What is being asked: Records follow. Select each line holding "React".

Information given:
-- BEGIN --
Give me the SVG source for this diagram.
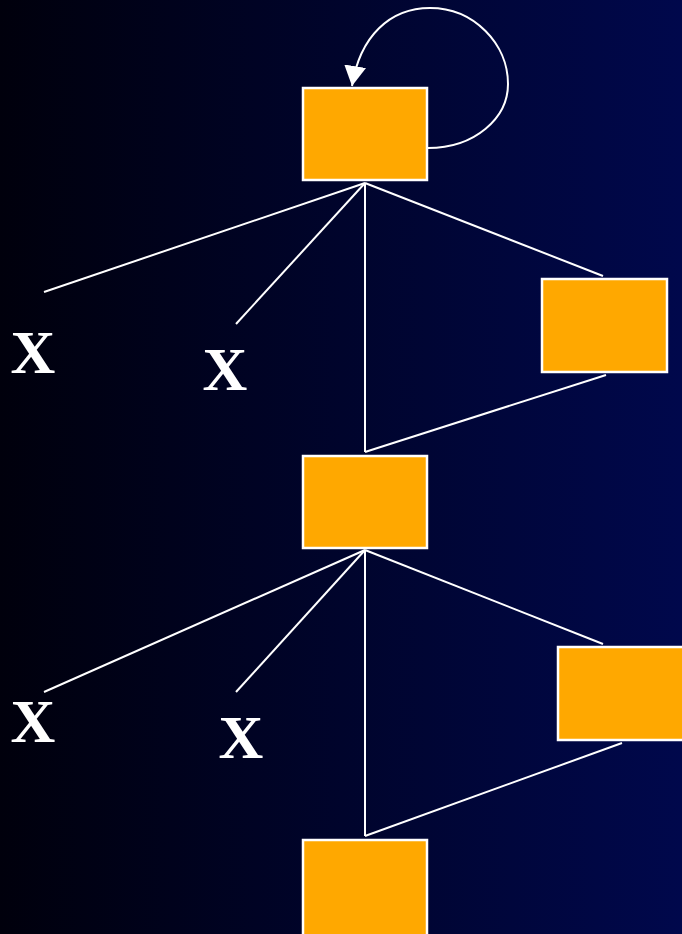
-- END --
-- BEGIN --
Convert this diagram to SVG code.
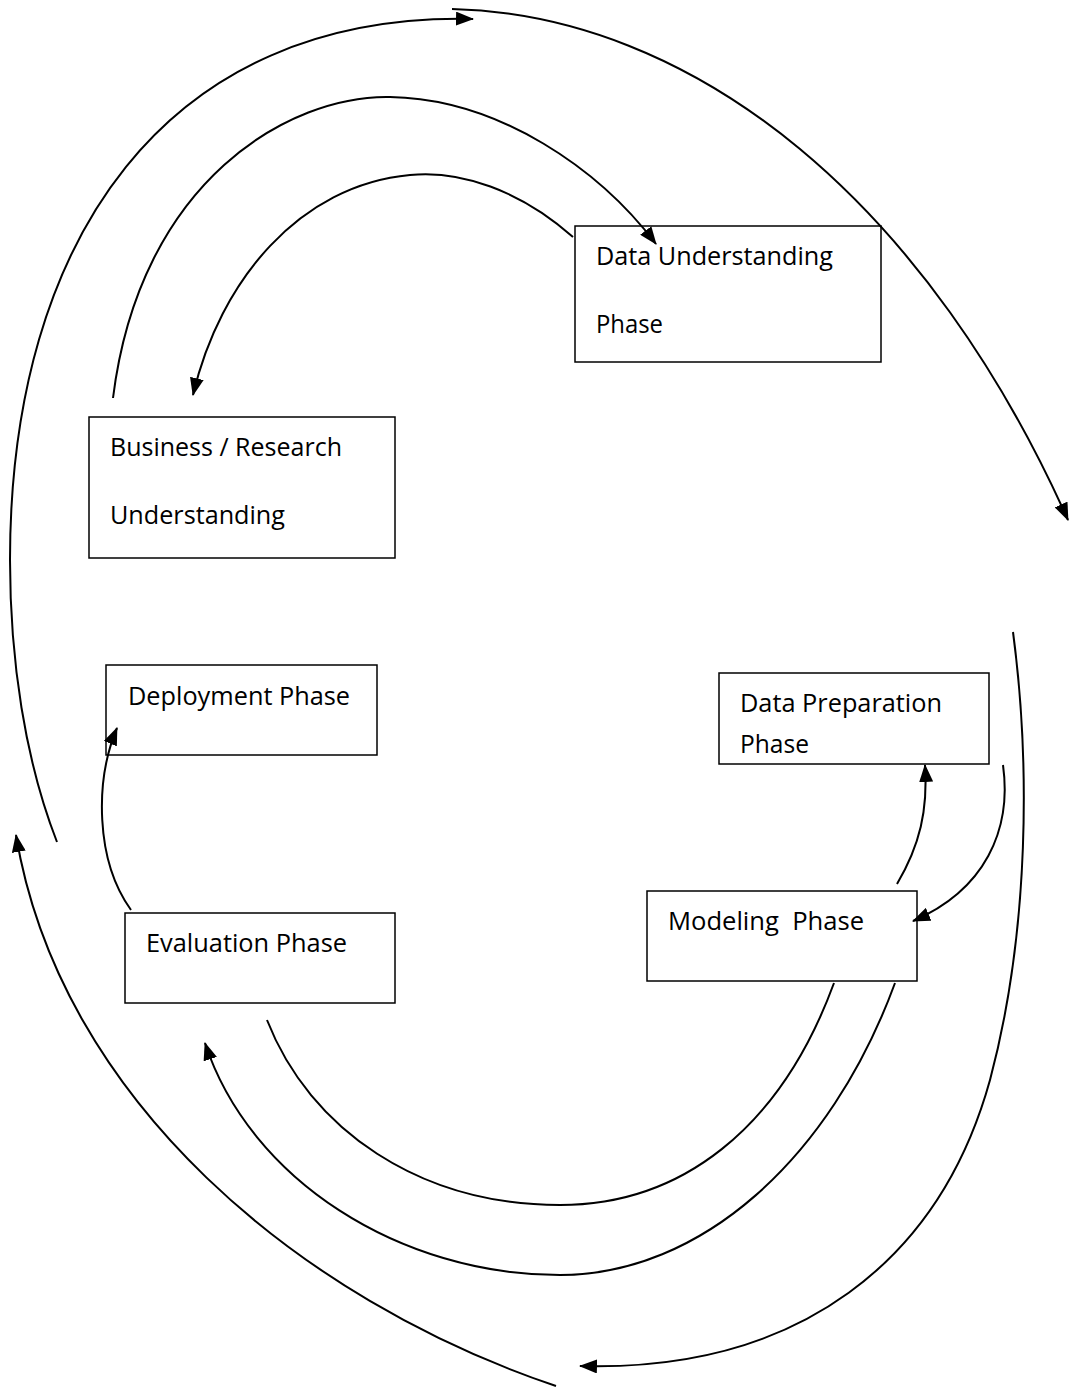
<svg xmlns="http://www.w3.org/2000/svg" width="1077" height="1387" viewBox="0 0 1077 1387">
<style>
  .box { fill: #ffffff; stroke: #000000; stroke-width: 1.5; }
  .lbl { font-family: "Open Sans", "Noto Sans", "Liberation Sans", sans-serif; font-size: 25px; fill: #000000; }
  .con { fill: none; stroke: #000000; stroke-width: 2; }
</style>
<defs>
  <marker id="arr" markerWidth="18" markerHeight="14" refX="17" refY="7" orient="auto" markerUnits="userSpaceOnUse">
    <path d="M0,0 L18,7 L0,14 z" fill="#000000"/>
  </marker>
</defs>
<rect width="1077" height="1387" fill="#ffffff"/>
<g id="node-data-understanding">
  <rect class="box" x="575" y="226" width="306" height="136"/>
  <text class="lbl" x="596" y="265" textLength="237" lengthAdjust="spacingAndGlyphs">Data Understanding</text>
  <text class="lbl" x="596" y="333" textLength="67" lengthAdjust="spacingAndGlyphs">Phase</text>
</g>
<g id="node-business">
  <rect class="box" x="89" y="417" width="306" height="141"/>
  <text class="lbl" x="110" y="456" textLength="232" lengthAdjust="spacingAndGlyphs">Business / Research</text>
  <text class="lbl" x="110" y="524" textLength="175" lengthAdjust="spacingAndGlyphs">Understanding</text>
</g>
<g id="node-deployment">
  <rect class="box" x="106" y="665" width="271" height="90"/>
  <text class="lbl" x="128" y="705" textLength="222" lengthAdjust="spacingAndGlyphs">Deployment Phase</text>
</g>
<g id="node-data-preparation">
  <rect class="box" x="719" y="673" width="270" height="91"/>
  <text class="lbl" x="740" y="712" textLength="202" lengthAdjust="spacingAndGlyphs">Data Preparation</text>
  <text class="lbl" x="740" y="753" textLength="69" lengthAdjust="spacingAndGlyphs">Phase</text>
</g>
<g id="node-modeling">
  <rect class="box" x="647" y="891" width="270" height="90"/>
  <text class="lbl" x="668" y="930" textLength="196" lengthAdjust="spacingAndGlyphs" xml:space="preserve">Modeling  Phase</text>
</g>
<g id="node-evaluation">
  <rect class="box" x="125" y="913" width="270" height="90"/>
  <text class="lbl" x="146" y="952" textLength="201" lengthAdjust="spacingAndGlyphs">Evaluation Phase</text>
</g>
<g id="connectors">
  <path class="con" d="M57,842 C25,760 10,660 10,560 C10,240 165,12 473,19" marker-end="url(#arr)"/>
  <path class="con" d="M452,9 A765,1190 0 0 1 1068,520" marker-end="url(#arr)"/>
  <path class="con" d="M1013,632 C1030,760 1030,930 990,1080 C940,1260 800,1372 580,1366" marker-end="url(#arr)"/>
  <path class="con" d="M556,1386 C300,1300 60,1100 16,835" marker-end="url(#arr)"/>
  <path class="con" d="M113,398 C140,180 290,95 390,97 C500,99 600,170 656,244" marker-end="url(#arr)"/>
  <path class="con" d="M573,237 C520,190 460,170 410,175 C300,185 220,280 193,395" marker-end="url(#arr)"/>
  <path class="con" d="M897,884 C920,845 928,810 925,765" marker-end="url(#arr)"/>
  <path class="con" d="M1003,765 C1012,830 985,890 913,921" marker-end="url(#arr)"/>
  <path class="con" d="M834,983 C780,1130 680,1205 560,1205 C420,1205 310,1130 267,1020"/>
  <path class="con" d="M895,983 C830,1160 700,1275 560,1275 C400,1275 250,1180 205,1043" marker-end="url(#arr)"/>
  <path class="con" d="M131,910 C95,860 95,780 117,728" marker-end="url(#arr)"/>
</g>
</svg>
-- END --
-- BEGIN --
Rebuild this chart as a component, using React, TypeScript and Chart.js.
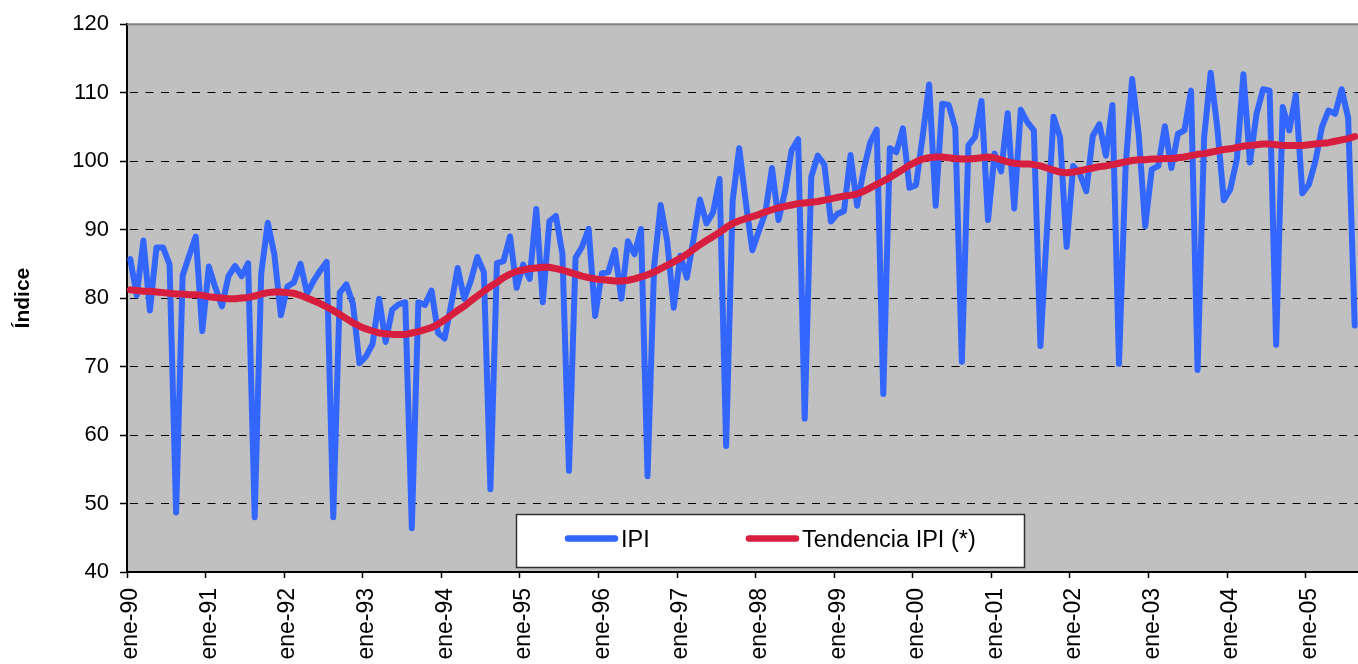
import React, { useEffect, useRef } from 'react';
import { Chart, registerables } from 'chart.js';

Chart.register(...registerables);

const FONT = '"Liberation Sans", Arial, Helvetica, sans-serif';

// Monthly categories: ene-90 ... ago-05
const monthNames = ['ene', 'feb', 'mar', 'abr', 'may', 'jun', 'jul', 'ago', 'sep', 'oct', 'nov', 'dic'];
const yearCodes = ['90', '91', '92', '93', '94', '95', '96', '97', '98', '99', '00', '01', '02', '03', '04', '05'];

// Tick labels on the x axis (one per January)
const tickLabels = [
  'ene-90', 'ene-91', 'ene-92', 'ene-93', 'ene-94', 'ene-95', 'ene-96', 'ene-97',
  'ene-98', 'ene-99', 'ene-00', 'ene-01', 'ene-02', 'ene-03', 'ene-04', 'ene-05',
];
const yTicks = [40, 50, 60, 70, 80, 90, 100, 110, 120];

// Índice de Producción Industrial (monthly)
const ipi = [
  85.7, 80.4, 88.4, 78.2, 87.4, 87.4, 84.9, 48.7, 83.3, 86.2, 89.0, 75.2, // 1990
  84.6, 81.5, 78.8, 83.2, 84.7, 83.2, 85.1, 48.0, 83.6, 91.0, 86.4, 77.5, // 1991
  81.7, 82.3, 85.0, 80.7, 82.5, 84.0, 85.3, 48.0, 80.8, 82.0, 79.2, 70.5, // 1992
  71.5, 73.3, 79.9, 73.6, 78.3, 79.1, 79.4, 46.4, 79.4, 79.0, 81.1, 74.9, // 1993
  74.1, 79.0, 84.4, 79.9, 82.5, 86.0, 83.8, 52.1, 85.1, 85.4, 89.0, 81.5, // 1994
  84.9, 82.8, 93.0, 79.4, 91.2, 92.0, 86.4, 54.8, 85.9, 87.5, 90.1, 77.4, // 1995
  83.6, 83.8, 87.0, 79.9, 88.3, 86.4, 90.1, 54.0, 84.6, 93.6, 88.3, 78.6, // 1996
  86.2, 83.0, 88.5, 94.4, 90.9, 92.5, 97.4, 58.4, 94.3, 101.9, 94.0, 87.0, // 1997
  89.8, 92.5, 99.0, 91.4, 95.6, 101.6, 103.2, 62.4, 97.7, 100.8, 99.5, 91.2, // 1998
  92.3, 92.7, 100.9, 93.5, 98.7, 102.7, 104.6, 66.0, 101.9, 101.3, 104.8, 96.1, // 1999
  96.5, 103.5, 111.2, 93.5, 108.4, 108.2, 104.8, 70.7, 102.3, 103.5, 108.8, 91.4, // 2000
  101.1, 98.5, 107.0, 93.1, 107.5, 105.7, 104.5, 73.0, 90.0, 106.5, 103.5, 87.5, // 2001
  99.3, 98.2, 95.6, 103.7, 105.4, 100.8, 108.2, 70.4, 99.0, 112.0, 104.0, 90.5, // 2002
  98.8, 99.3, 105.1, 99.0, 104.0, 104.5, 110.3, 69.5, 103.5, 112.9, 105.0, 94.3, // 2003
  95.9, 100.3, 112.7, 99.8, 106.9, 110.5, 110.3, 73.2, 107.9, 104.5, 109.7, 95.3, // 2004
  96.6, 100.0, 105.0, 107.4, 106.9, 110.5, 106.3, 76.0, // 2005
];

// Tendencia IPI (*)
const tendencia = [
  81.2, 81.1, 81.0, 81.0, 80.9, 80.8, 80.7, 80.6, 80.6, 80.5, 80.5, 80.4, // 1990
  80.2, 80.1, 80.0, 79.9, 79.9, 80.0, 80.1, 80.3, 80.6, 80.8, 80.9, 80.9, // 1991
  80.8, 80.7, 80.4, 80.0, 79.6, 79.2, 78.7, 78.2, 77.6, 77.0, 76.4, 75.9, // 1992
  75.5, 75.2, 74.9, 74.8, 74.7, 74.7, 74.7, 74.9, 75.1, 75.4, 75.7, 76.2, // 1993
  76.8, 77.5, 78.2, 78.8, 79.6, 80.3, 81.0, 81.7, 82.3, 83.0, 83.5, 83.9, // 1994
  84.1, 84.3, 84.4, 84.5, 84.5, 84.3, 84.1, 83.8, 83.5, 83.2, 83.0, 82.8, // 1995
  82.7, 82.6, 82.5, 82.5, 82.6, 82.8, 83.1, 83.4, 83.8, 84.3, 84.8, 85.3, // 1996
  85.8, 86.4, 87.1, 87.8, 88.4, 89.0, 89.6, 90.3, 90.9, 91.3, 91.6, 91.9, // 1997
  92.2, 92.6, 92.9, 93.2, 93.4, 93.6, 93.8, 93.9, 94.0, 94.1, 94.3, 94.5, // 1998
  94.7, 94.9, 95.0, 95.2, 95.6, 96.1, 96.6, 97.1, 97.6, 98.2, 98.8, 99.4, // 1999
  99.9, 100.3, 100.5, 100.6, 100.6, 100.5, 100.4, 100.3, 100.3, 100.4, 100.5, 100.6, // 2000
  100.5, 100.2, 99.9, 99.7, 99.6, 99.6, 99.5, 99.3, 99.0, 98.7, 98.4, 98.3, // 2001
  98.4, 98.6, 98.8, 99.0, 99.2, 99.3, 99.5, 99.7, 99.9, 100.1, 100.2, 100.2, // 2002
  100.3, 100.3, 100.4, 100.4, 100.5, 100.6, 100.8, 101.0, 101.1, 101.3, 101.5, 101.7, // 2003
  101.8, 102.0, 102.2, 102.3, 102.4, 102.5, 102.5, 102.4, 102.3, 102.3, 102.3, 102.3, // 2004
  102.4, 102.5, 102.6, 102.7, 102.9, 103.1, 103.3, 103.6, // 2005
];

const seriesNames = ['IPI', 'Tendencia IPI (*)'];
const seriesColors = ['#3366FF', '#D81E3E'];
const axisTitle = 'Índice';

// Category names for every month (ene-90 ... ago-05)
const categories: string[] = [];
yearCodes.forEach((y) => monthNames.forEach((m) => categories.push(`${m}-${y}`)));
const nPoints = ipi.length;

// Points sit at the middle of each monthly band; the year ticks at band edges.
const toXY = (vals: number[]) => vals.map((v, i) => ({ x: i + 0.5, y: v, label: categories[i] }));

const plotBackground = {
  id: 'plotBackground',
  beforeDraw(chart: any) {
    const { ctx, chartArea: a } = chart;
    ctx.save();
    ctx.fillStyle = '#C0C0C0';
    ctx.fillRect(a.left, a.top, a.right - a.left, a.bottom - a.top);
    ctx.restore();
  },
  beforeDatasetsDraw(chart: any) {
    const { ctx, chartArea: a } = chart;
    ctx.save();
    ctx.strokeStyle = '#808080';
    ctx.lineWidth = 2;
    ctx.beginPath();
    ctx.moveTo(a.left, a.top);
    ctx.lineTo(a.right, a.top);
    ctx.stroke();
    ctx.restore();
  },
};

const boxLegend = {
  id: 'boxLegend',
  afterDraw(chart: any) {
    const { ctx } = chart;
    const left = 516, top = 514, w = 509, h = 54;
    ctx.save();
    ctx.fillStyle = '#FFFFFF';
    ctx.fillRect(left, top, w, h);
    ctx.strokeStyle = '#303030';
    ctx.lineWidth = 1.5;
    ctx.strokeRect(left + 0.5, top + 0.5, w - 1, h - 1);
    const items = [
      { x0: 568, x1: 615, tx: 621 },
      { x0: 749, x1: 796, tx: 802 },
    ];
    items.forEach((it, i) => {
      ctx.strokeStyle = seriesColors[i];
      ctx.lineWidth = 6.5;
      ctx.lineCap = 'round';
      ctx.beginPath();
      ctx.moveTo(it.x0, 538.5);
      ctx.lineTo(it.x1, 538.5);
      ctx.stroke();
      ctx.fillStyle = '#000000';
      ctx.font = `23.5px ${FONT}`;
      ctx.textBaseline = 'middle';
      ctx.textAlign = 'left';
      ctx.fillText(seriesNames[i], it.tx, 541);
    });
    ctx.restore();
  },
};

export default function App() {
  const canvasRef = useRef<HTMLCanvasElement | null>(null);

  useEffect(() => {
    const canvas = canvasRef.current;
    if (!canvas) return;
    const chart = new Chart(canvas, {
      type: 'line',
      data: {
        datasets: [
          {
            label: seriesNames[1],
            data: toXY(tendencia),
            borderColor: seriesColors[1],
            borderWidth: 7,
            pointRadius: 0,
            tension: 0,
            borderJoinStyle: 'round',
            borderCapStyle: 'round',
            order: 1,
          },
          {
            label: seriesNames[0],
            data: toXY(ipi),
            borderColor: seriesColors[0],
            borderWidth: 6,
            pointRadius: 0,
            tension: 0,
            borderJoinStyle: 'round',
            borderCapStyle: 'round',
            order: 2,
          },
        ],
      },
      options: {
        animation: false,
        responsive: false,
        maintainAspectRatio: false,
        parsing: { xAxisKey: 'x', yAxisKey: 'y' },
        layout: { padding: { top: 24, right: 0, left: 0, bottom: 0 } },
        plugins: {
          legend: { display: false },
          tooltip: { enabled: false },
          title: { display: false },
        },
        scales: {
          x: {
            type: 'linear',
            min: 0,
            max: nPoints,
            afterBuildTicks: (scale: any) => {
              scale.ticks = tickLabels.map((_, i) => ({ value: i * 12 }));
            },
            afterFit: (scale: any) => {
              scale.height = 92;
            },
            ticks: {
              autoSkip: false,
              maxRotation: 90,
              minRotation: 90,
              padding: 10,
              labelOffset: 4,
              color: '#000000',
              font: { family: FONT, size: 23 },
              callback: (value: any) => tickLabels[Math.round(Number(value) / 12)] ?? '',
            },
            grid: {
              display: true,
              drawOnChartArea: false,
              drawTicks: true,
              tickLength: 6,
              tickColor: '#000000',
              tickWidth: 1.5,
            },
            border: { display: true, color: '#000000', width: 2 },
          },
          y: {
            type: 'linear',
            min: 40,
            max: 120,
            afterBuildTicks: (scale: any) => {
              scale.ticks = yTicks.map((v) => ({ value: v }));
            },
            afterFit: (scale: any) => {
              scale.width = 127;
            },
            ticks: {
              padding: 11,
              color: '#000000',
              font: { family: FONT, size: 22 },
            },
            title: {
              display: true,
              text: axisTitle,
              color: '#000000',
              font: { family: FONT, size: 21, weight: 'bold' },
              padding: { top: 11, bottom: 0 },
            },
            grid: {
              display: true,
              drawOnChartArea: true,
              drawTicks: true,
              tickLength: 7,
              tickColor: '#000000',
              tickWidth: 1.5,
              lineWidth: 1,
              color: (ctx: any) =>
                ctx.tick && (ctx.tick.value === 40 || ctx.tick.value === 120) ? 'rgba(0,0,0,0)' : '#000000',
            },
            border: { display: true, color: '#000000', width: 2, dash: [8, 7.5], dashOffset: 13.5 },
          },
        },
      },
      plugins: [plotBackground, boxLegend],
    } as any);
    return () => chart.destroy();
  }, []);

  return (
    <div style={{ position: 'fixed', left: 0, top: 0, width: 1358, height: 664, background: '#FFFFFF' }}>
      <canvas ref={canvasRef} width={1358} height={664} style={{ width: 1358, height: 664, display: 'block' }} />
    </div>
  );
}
-- END --
Reply to the task:
Rebuild this chart as a component, using React, TypeScript and Chart.js.
import React, { useEffect, useRef } from 'react';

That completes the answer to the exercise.